The paper Model-based assurance evidence management for safety–critical systems by J. L. de la Vara, A. S. García, J. Valero, and C. Ayora presents a new approach for managing evidence required by assurance processes in safety-critical systems. This evidence is composed of a large number of artifacts that can be difficult to manage. To alleviate this problem, this work proposes a process built on a metamodel that defines the whole lifecycle of the artifacts used as assurance evidence. This approach has been validated with several industrial partners.

The paper Model-driven system-level validation and verification on the space software domain by A. Montalvo, P. Parra, O. R. Polo, A. Carrasco, A. Da Silva, A. Martinez, and S. Sánchez introduces a model-driven approach to support the system-level validation and verification process for space software applications according to standards ECSS-E-ST-40 and ECSS-Q-ST-80. By using models and models transformations, several artifacts, such as inputs for test environments, can be automatically generated.
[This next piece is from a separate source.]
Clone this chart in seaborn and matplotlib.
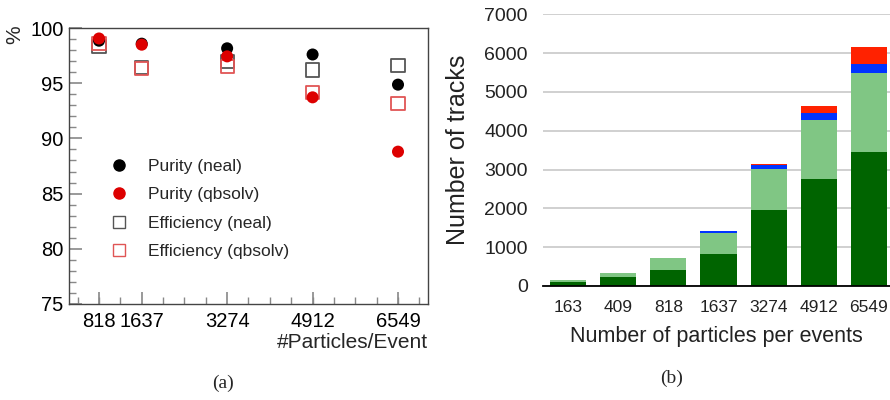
import matplotlib
matplotlib.use("Agg")
import matplotlib.pyplot as plt
import seaborn as sns
import pandas as pd
import numpy as np
from matplotlib.ticker import FixedLocator, MultipleLocator

sns.set_theme(style="white")
plt.rcParams['font.family'] = ['Liberation Sans', 'DejaVu Sans']

# ---- panel (a) data ----
particles_a = [818, 1637, 3274, 4912, 6549]
purity_neal = [98.85, 98.58, 98.16, 97.6, 94.87]
purity_qbsolv = [99.05, 98.49, 97.43, 93.72, 88.8]
purity_qbsolv_err = [0.1, 0.1, 0.15, 0.2, 0.45]
eff_neal = [98.3, 96.4, 97.0, 96.2, 96.6]
eff_qbsolv = [98.6, 96.35, 96.5, 94.14, 93.18]

# ---- panel (b) data ----
particles_b = ["163", "409", "818", "1637", "3274", "4912", "6549"]
dark_green = [100, 230, 415, 830, 1960, 2750, 3450]
light_green = [55, 105, 305, 530, 1055, 1530, 2040]
blue_part = [0, 0, 0, 50, 92, 180, 230]
red_part = [0, 0, 0, 0, 36, 180, 440]

fig = plt.figure(figsize=(8.9, 4.0), dpi=100)

# ---------------- panel (a) ----------------
axa = fig.add_axes([69/890, 1-304/400, (428-69)/890, (304-28)/400])
dfa = pd.DataFrame({"x": particles_a, "pn": purity_neal, "pq": purity_qbsolv,
                    "en": eff_neal, "eq": eff_qbsolv})
sns.scatterplot(data=dfa, x="x", y="en", ax=axa, marker="s", s=90,
                facecolor="none", edgecolor="#555555", linewidth=1.3, zorder=3)
sns.scatterplot(data=dfa, x="x", y="eq", ax=axa, marker="s", s=90,
                facecolor="none", edgecolor="#e05555", linewidth=1.3, zorder=3)
sns.scatterplot(data=dfa, x="x", y="pn", ax=axa, marker="o", s=75,
                color="black", edgecolor="none", zorder=4)
axa.errorbar(particles_a, purity_qbsolv, yerr=purity_qbsolv_err, fmt="none",
             ecolor="#dd0000", elinewidth=1.5, zorder=4)
sns.scatterplot(data=dfa, x="x", y="pq", ax=axa, marker="o", s=75,
                color="#dd0000", edgecolor="none", zorder=5)

axa.set_xlim(243, 7124)
axa.set_ylim(75, 100)
axa.xaxis.set_major_locator(FixedLocator(particles_a))
axa.xaxis.set_minor_locator(FixedLocator([409.25 * k for k in range(1, 18)]))
axa.yaxis.set_major_locator(MultipleLocator(5))
axa.yaxis.set_minor_locator(MultipleLocator(1))
axa.tick_params(axis="both", which="both", direction="in", color="#888888",
                labelsize=14.5, labelcolor="black", bottom=True, left=True,
                top=False, right=False)
axa.tick_params(axis="both", which="major", length=9, width=1.2)
axa.tick_params(axis="both", which="minor", length=5, width=1)
axa.tick_params(axis="x", pad=6)
axa.tick_params(axis="y", pad=4)
for sp in axa.spines.values():
    sp.set_visible(True)
    sp.set_color("#444444")
    sp.set_linewidth(1.0)
axa.set_xlabel("")
axa.set_ylabel("")
axa.text(1.0, -38/276, "#Particles/Event", transform=axa.transAxes,
         ha="right", va="center", fontsize=15)
fig.text(15/890, 1-35/400, "%", rotation=90, ha="center", va="center", fontsize=15)

# legend
handles = [
    plt.Line2D([], [], marker="o", ls="none", color="black", markersize=8),
    plt.Line2D([], [], marker="o", ls="none", color="#dd0000", markersize=8),
    plt.Line2D([], [], marker="s", ls="none", mfc="none", mec="#555555", markersize=8, mew=1.0),
    plt.Line2D([], [], marker="s", ls="none", mfc="none", mec="#e05555", markersize=8, mew=1.0),
]
labels = ["Purity (neal)", "Purity (qbsolv)", "Efficiency (neal)", "Efficiency (qbsolv)"]
axa.legend(handles, labels, loc="upper left", bbox_to_anchor=(0.072, 0.55),
           frameon=False, fontsize=12.5, handletextpad=0.67, labelspacing=0.75,
           borderaxespad=0)

fig.text(223/890, 1-383/400, "(a)", family="Liberation Serif", fontsize=14,
         ha="center", va="center")

# ---------------- panel (b) ----------------
axb = fig.add_axes([543/890, 1-286/400, (890-543)/890, (286-14.3)/400])
dfb = pd.DataFrame({"p": particles_b, "dark": dark_green, "light": light_green,
                    "blue": blue_part, "red": red_part})
b1 = np.array(dark_green)
b2 = b1 + np.array(light_green)
b3 = b2 + np.array(blue_part)
sns.barplot(data=dfb, x="p", y="dark", order=particles_b, color="#006400",
            width=0.72, ax=axb, saturation=1, zorder=3)
sns.barplot(data=dfb, x="p", y="light", order=particles_b, color="#80c684",
            width=0.72, ax=axb, saturation=1, bottom=b1, zorder=3)
sns.barplot(data=dfb, x="p", y="blue", order=particles_b, color="#0033ff",
            width=0.72, ax=axb, saturation=1, bottom=b2, zorder=3)
sns.barplot(data=dfb, x="p", y="red", order=particles_b, color="#ff2200",
            width=0.72, ax=axb, saturation=1, bottom=b3, zorder=3)
for p in axb.patches:
    p.set_edgecolor("none")

axb.set_ylim(0, 7000)
axb.set_xlim(-0.5, 6.42)
axb.yaxis.set_major_locator(MultipleLocator(1000))
axb.grid(axis="y", color="#c8c8c8", linewidth=1.2, zorder=0)
axb.set_axisbelow(True)
for s in ["left", "right", "top"]:
    axb.spines[s].set_visible(False)
axb.spines["bottom"].set_color("black")
axb.spines["bottom"].set_linewidth(1.3)
axb.spines["bottom"].set_zorder(5)
axb.tick_params(axis="y", length=0, labelsize=14, pad=11, colors="#222222")
axb.tick_params(axis="x", length=0, labelsize=12.5, pad=10, colors="#222222")
axb.set_xlabel("Number of particles per events", fontsize=15.5, labelpad=8,
               color="#222222")
axb.set_ylabel("Number of tracks", fontsize=18, color="#222222")
axb.yaxis.set_label_coords((470 - 543) / 347, 0.5)

fig.text(672/890, 1-378/400, "(b)", family="Liberation Serif", fontsize=14,
         ha="center", va="center")

fig.savefig("out.png", dpi=100)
Similarly, some checks are also automatically performed, such as ensuring that requirements removed in previous versions are also deleted from the traceability matrix. The process has been applied to the development of software within the European Space Agency (ESA) Solar Orbiter mission.

The paper Specification and analysis of legal contracts with Symboleo by A. Parvizimosaed, S. Sharifi, D. Amyot, L. Logrippo, M. Roveri, A. Rasti, A. Roudak, and J. Mylopoulos describes two new tools, SymboleoCC and SymboleoPC, for verifying properties of legal contracts specified using Symboleo. Symboleo is a language for specifying legal contracts based on a collection of powers and obligations. Using SymboleoCC, we can run test cases to verify concrete scenarios of the execution of a contract. Moreover, using SymboleoPC, we can formally verify some temporal properties of Symboleo contracts.